● WORK TO COMPLETE
Reproduce nothing but the lines from the start of the material through the line that includes "(0,0) rectangle (1130,464);", both ends included, and omit every picture.

Dataset items
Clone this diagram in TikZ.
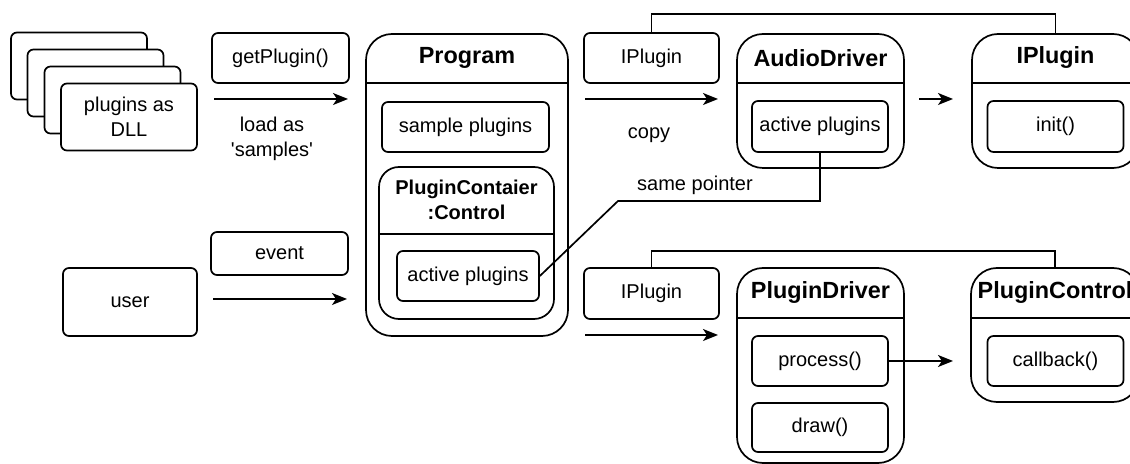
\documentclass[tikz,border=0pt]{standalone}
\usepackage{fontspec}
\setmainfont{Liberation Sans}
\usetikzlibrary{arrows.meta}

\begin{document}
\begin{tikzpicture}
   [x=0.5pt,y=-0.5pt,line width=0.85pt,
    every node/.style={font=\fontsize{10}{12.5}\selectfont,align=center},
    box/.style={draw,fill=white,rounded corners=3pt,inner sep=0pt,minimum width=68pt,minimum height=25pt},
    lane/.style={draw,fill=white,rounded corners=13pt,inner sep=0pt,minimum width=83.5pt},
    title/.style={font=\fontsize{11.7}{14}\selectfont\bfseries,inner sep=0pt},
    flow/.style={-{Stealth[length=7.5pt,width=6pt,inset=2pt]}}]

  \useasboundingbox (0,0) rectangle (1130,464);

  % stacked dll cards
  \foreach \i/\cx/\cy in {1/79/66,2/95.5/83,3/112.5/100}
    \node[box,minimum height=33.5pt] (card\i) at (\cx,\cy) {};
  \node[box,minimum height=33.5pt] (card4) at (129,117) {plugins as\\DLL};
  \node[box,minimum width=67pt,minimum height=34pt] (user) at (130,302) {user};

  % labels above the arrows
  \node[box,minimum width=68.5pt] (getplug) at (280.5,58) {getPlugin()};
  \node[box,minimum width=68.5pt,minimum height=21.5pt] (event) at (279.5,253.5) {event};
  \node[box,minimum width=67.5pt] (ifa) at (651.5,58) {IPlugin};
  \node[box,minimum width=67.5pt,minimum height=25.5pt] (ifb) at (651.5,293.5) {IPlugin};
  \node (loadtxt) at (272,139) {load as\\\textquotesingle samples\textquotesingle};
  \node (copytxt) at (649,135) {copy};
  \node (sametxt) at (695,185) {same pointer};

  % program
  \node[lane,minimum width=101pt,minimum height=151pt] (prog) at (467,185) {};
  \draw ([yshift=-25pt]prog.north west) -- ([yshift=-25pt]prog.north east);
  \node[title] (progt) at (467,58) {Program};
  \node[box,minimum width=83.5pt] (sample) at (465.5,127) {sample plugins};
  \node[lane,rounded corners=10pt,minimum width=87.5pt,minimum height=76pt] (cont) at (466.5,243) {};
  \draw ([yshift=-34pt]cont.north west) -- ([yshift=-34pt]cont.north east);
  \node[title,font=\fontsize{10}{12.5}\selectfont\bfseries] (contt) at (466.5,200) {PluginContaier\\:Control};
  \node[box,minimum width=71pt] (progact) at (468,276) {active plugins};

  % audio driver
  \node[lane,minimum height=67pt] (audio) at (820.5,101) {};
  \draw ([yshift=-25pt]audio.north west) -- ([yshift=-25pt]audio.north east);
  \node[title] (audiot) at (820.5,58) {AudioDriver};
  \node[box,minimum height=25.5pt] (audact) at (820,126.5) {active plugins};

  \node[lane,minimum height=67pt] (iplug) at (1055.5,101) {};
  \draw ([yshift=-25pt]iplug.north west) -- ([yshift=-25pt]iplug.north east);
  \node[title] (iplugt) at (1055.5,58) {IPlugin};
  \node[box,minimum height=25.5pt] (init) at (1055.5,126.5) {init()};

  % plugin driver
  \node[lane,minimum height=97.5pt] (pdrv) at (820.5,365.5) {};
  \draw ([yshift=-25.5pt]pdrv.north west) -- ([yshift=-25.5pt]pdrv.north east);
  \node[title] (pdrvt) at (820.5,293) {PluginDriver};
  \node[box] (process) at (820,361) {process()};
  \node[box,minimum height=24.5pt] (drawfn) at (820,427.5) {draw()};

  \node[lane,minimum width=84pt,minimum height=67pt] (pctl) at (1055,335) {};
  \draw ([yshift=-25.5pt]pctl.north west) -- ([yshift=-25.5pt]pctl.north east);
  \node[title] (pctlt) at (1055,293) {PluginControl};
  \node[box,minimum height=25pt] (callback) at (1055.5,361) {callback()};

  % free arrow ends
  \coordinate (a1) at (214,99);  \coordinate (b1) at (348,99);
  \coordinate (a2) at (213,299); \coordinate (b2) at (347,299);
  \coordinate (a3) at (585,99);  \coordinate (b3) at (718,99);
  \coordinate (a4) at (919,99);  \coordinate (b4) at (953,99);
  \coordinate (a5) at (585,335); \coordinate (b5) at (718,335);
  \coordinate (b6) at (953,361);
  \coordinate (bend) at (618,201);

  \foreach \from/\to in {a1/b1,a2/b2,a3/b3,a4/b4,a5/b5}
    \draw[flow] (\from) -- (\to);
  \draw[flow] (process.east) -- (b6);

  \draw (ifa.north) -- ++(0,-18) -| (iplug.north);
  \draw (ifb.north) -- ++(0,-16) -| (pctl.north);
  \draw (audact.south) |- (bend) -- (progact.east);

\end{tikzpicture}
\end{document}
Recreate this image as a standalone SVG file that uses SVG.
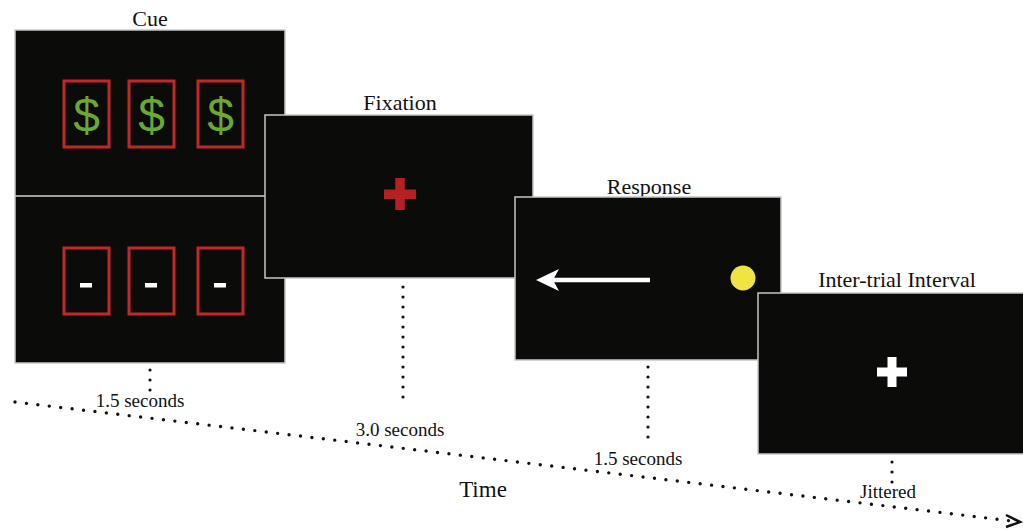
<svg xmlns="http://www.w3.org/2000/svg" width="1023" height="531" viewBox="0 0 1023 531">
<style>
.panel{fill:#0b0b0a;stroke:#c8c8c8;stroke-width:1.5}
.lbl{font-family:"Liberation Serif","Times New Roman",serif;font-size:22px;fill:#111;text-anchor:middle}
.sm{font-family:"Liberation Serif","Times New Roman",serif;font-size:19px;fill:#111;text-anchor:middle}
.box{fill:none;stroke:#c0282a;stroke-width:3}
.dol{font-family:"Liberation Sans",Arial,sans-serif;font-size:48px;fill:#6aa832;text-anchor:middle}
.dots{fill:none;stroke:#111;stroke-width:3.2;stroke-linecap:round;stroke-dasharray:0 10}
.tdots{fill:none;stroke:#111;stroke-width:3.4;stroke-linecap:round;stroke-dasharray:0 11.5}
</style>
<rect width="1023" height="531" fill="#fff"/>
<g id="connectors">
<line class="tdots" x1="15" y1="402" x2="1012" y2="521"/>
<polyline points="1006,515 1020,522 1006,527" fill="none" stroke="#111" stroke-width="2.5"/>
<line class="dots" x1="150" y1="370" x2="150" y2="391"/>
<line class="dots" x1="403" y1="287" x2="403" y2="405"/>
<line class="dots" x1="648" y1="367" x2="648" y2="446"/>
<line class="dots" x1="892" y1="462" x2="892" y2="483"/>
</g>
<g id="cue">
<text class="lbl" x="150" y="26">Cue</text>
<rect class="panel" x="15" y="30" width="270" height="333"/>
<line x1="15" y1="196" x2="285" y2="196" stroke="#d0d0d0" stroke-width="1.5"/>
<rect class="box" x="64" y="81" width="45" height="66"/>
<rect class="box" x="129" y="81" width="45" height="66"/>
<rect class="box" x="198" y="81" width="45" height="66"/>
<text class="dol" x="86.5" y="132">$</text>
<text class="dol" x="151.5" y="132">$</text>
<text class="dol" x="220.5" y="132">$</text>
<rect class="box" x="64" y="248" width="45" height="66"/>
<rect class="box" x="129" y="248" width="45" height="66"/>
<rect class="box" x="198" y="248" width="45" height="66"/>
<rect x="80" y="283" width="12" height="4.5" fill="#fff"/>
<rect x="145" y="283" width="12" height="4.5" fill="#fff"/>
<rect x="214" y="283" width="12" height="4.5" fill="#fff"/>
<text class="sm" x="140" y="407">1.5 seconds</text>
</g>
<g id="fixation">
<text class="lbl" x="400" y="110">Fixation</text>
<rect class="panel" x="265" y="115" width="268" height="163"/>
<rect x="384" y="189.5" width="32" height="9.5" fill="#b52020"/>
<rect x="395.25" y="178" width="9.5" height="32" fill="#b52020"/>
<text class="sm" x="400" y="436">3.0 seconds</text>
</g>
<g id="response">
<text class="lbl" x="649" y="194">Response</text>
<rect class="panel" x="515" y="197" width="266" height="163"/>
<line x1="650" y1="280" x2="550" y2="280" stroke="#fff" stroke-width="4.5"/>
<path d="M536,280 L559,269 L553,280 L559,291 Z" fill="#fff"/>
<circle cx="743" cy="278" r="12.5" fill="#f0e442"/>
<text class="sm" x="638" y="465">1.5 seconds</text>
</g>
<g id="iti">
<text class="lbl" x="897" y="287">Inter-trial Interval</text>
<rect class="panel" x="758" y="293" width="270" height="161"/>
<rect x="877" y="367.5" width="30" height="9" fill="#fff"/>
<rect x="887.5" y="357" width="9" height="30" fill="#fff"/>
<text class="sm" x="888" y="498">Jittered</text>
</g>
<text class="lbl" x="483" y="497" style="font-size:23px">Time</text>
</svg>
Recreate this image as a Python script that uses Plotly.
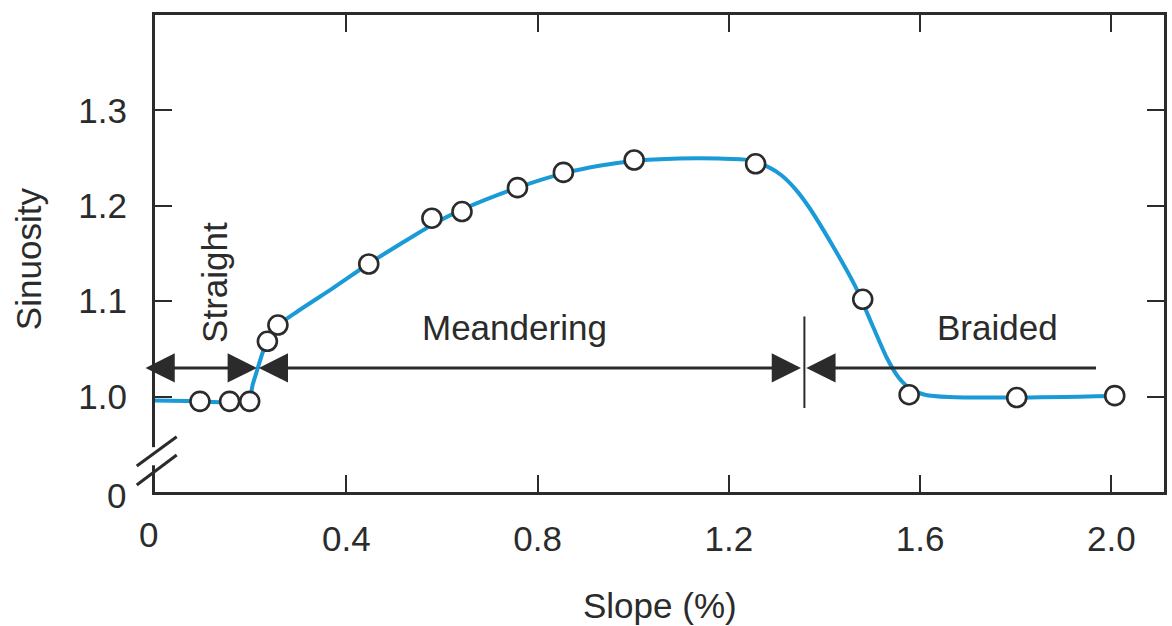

● FINISHED ANSWER
Clone this diagram in TikZ.
\documentclass[tikz,border=0pt]{standalone}
\usepackage{fontspec}
\setmainfont{Liberation Sans}
\usetikzlibrary{arrows.meta}

\begin{document}
\begin{tikzpicture}
   [x=0.5pt,y=-0.5pt,line width=0.85pt,
    every node/.style={font=\fontsize{10}{12.5}\selectfont,align=center},
    box/.style={draw,fill=white,rounded corners=3pt,inner sep=0pt,minimum width=68pt,minimum height=25pt},
    lane/.style={draw,fill=white,rounded corners=13pt,inner sep=0pt,minimum width=83.5pt},
    title/.style={font=\fontsize{11.7}{14}\selectfont\bfseries,inner sep=0pt},
    flow/.style={-{Stealth[length=7.5pt,width=6pt,inset=2pt]}}]

  \useasboundingbox (0,0) rectangle (1130,464);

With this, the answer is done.